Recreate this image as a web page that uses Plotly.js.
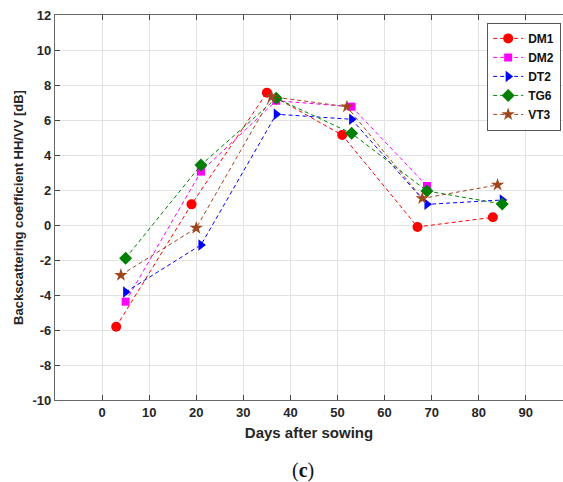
<!DOCTYPE html>
<html>
<head>
<meta charset="utf-8">
<script src="https://cdn.plot.ly/plotly-3.0.1.min.js"></script>
<style>html,body{margin:0;padding:0;background:#fff;}#chart{width:563px;height:482px;}</style>
</head>
<body>
<div id="chart"></div>
<script>
// Days after sowing per series
const xDM1 = [3, 19, 35, 51, 67, 83];
const yDM1 = [-5.81, 1.18, 7.56, 5.14, -0.11, 0.44];
const xDM2 = [5, 21, 37, 53, 69];
const yDM2 = [-4.38, 3.05, 7.1, 6.76, 2.23];
const xDT2 = [5, 21, 37, 53, 69, 85];
const yDT2 = [-3.83, -1.14, 6.33, 6.04, 1.18, 1.43];
const xTG6 = [5, 21, 37, 53, 69, 85];
const yTG6 = [-1.9, 3.43, 7.24, 5.24, 1.94, 1.2];
const xVT3 = [4, 20, 36, 52, 68, 84];
const yVT3 = [-2.86, -0.17, 7.33, 6.76, 1.52, 2.29];
const names = ['DM1', 'DM2', 'DT2', 'TG6', 'VT3'];
const xTicks = [0, 10, 20, 30, 40, 50, 60, 70, 80, 90];
const yTicks = [-10, -8, -6, -4, -2, 0, 2, 4, 6, 8, 10, 12];

const colors = ['#ff0000', '#ff00ff', '#0000ff', '#007f00', '#a0461e'];
const symbols = ['circle', 'square', 'triangle-right', 'diamond', 'star'];
const sizes = [10, 8, 10, 10, 10];
const xs = [xDM1, xDM2, xDT2, xTG6, xVT3];
const ys = [yDM1, yDM2, yDT2, yTG6, yVT3];

const data = names.map((n, i) => ({
  type: 'scatter', mode: 'lines+markers', name: n,
  x: xs[i], y: ys[i],
  line: {color: colors[i], width: 1, dash: '4px,3px'},
  marker: {color: colors[i], symbol: symbols[i], size: sizes[i], line: {width: 0}}
}));

const tickFont = {family: 'Liberation Sans, Arial, sans-serif', size: 13, color: '#262626', weight: 'bold'};

const layout = {
  width: 563, height: 482,
  margin: {l: 55, r: 0, t: 15, b: 82},
  paper_bgcolor: '#fff', plot_bgcolor: '#fff',
  showlegend: true,
  legend: {
    x: 0.996, xanchor: 'right', y: 0.98, yanchor: 'top',
    bgcolor: '#fff', bordercolor: '#555', borderwidth: 1.2,
    font: {family: 'Liberation Sans, Arial, sans-serif', size: 12, color: '#111', weight: 'bold'},
    itemwidth: 30, tracegroupgap: 0
  },
  xaxis: {
    range: [-10, 97.9], tickvals: xTicks, ticktext: xTicks.map(String),
    ticks: 'inside', ticklen: 5, tickcolor: '#444', tickwidth: 1,
    showline: true, linecolor: '#666', linewidth: 1.2, mirror: 'allticks',
    showgrid: true, gridcolor: '#e3e3e3', gridwidth: 1, zeroline: false,
    tickfont: tickFont,
    title: {text: 'Days after sowing', standoff: 8, font: {family: 'Liberation Sans, Arial, sans-serif', size: 15, color: '#262626', weight: 'bold'}},
    automargin: false
  },
  yaxis: {
    range: [-10, 12], tickvals: yTicks, ticktext: yTicks.map(String),
    ticks: 'inside', ticklen: 5, tickcolor: '#444', tickwidth: 1,
    showline: true, linecolor: '#666', linewidth: 1.2, mirror: false,
    showgrid: true, gridcolor: '#e3e3e3', gridwidth: 1, zeroline: false,
    tickfont: tickFont,
    title: {text: 'Backscattering coefficient HH/VV [dB]', standoff: 5, font: {family: 'Liberation Sans, Arial, sans-serif', size: 13, color: '#262626', weight: 'bold'}},
    automargin: false
  },
  annotations: [{
    xref: 'paper', yref: 'paper', x: 0.488, y: -0.182, xanchor: 'center', yanchor: 'middle',
    text: '(<b>c</b>)', showarrow: false,
    font: {family: 'Liberation Serif, Times New Roman, serif', size: 20, color: '#111'}
  }]
};

Plotly.newPlot('chart', data, layout, {displayModeBar: false, staticPlot: true});
</script>
</body>
</html>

EXERCISE AIM —
Give an exact reproduction of every line, leaving out any picture.

OUTPUT OF THE TASK —
Recreate this image as a web page that uses Plotly.js.
<!DOCTYPE html>
<html>
<head>
<meta charset="utf-8">
<script src="https://cdn.plot.ly/plotly-3.0.1.min.js"></script>
<style>html,body{margin:0;padding:0;background:#fff;}#chart{width:563px;height:482px;}</style>
</head>
<body>
<div id="chart"></div>
<script>
// Days after sowing per series
const xDM1 = [3, 19, 35, 51, 67, 83];
const yDM1 = [-5.81, 1.18, 7.56, 5.14, -0.11, 0.44];
const xDM2 = [5, 21, 37, 53, 69];
const yDM2 = [-4.38, 3.05, 7.1, 6.76, 2.23];
const xDT2 = [5, 21, 37, 53, 69, 85];
const yDT2 = [-3.83, -1.14, 6.33, 6.04, 1.18, 1.43];
const xTG6 = [5, 21, 37, 53, 69, 85];
const yTG6 = [-1.9, 3.43, 7.24, 5.24, 1.94, 1.2];
const xVT3 = [4, 20, 36, 52, 68, 84];
const yVT3 = [-2.86, -0.17, 7.33, 6.76, 1.52, 2.29];
const names = ['DM1', 'DM2', 'DT2', 'TG6', 'VT3'];
const xTicks = [0, 10, 20, 30, 40, 50, 60, 70, 80, 90];
const yTicks = [-10, -8, -6, -4, -2, 0, 2, 4, 6, 8, 10, 12];

const colors = ['#ff0000', '#ff00ff', '#0000ff', '#007f00', '#a0461e'];
const symbols = ['circle', 'square', 'triangle-right', 'diamond', 'star'];
const sizes = [10, 8, 10, 10, 10];
const xs = [xDM1, xDM2, xDT2, xTG6, xVT3];
const ys = [yDM1, yDM2, yDT2, yTG6, yVT3];

const data = names.map((n, i) => ({
  type: 'scatter', mode: 'lines+markers', name: n,
  x: xs[i], y: ys[i],
  line: {color: colors[i], width: 1, dash: '4px,3px'},
  marker: {color: colors[i], symbol: symbols[i], size: sizes[i], line: {width: 0}}
}));

const tickFont = {family: 'Liberation Sans, Arial, sans-serif', size: 13, color: '#262626', weight: 'bold'};

const layout = {
  width: 563, height: 482,
  margin: {l: 55, r: 0, t: 15, b: 82},
  paper_bgcolor: '#fff', plot_bgcolor: '#fff',
  showlegend: true,
  legend: {
    x: 0.996, xanchor: 'right', y: 0.98, yanchor: 'top',
    bgcolor: '#fff', bordercolor: '#555', borderwidth: 1.2,
    font: {family: 'Liberation Sans, Arial, sans-serif', size: 12, color: '#111', weight: 'bold'},
    itemwidth: 30, tracegroupgap: 0
  },
  xaxis: {
    range: [-10, 97.9], tickvals: xTicks, ticktext: xTicks.map(String),
    ticks: 'inside', ticklen: 5, tickcolor: '#444', tickwidth: 1,
    showline: true, linecolor: '#666', linewidth: 1.2, mirror: 'allticks',
    showgrid: true, gridcolor: '#e3e3e3', gridwidth: 1, zeroline: false,
    tickfont: tickFont,
    title: {text: 'Days after sowing', standoff: 8, font: {family: 'Liberation Sans, Arial, sans-serif', size: 15, color: '#262626', weight: 'bold'}},
    automargin: false
  },
  yaxis: {
    range: [-10, 12], tickvals: yTicks, ticktext: yTicks.map(String),
    ticks: 'inside', ticklen: 5, tickcolor: '#444', tickwidth: 1,
    showline: true, linecolor: '#666', linewidth: 1.2, mirror: false,
    showgrid: true, gridcolor: '#e3e3e3', gridwidth: 1, zeroline: false,
    tickfont: tickFont,
    title: {text: 'Backscattering coefficient HH/VV [dB]', standoff: 5, font: {family: 'Liberation Sans, Arial, sans-serif', size: 13, color: '#262626', weight: 'bold'}},
    automargin: false
  },
  annotations: [{
    xref: 'paper', yref: 'paper', x: 0.488, y: -0.182, xanchor: 'center', yanchor: 'middle',
    text: '(<b>c</b>)', showarrow: false,
    font: {family: 'Liberation Serif, Times New Roman, serif', size: 20, color: '#111'}
  }]
};

Plotly.newPlot('chart', data, layout, {displayModeBar: false, staticPlot: true});
</script>
</body>
</html>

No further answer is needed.